3)         Deficiency Reserves.

 

A)        For each policy year, calculate the excess, if greater than zero, of the valuation net premium over the respective maximum guaranteed gross premium.

 

B)        Deficiency reserves shall never be less than the sum of the present values, at the date of valuation, of the excesses determined in accordance with subsection (f)(3)(A) above.

 

4)         For purposes of this subsection (f), the calculations use the maximum valuation interest rate and the 1980 CSO valuation tables with or without ten-year select mortality factors.

 

5)         A policy shall be considered an attained-age-based YRT life insurance policy for purposes of this subsection (f) if:

 

A)        The premium rates (on both the initial current premium scale and the guaranteed maximum premium scale) are based upon the attained age of the insured such that the rate for any given policy at a given attained age of the insured is independent of the year the policy was issued; and

 

B)        The premium rates (on both the initial current premium scale and the guaranteed maximum premium scale) are the same as the premium rates for policies covering all insureds of the same sex, risk class, plan of insurance and attained age.

 

6)         For policies that become attained-age-based YRT policies after an initial period of coverage, the approach of this subsection (f) may be used after the initial period if:

 

A)        The initial period is constant for all insureds of the same sex, risk class and plan of insurance, or the initial period runs to a common attained age for all insureds of the same sex, risk class and plan of insurance; and

 

B)        After the initial period of coverage, the policy meets the conditions of subsection (f)(5) above.

 

7)         If this election is made, this approach must be applied in determining reserves for all attained-age-based YRT life insurance policies issued on or after the effective date of this Part.

 

g)         Exemption from Unitary Reserves for Certain n-Year Renewable Term Life Insurance Policies.
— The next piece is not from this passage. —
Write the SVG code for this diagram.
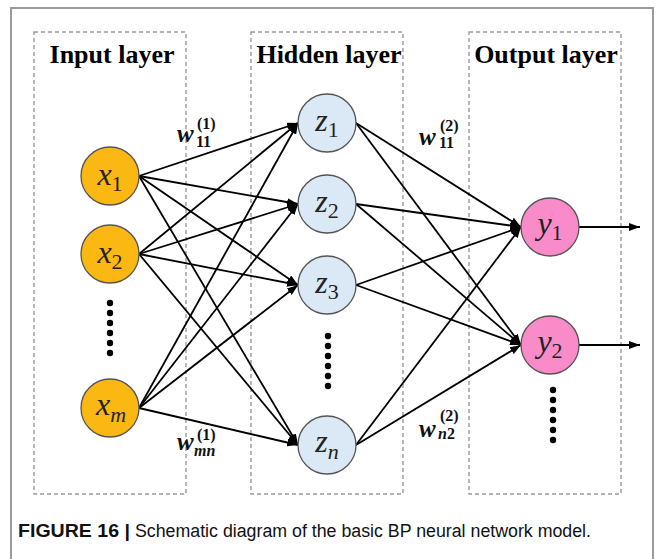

Unitary basic reserves and unitary deficiency reserves need not be calculated for a policy if the following conditions are met:

 

1)         The policy consists of a series of n-year periods, including the first period and all renewal periods, where n is the same for each period, except that for the final renewal, n may be truncated or extended to reach the expiry age, provided that this final renewal period is less than 10 years and less than twice the size of the earlier n-year period, and for each period, the premium rates on both the initial current premium scale and the guaranteed maximum premium scale are level;

 

2)         The guaranteed gross premiums in all n-year periods are not less than the corresponding net premiums based upon the 1980 CSO Table with or without the ten-year select mortality factors; and

 

3)         There are no cash surrender values in any policy year.

 

h)         Exemption from Unitary Reserves for Certain Juvenile Policies.

Unitary basic reserves and unitary deficiency reserves need not be calculated for a policy if the following conditions are met, based upon the initial current premium scale at issue:

 

1)         At issue, the insured is age 24 or younger;

 

2)         Until the insured reaches the end of the juvenile period, which must occur at or before age 25, the gross premiums and death benefits are level, and there are no cash surrender values; and

 

3)         After the end of the juvenile period, gross premiums are level for the remainder of the premium paying period, and death benefits are level for the remainder of the life of the policy.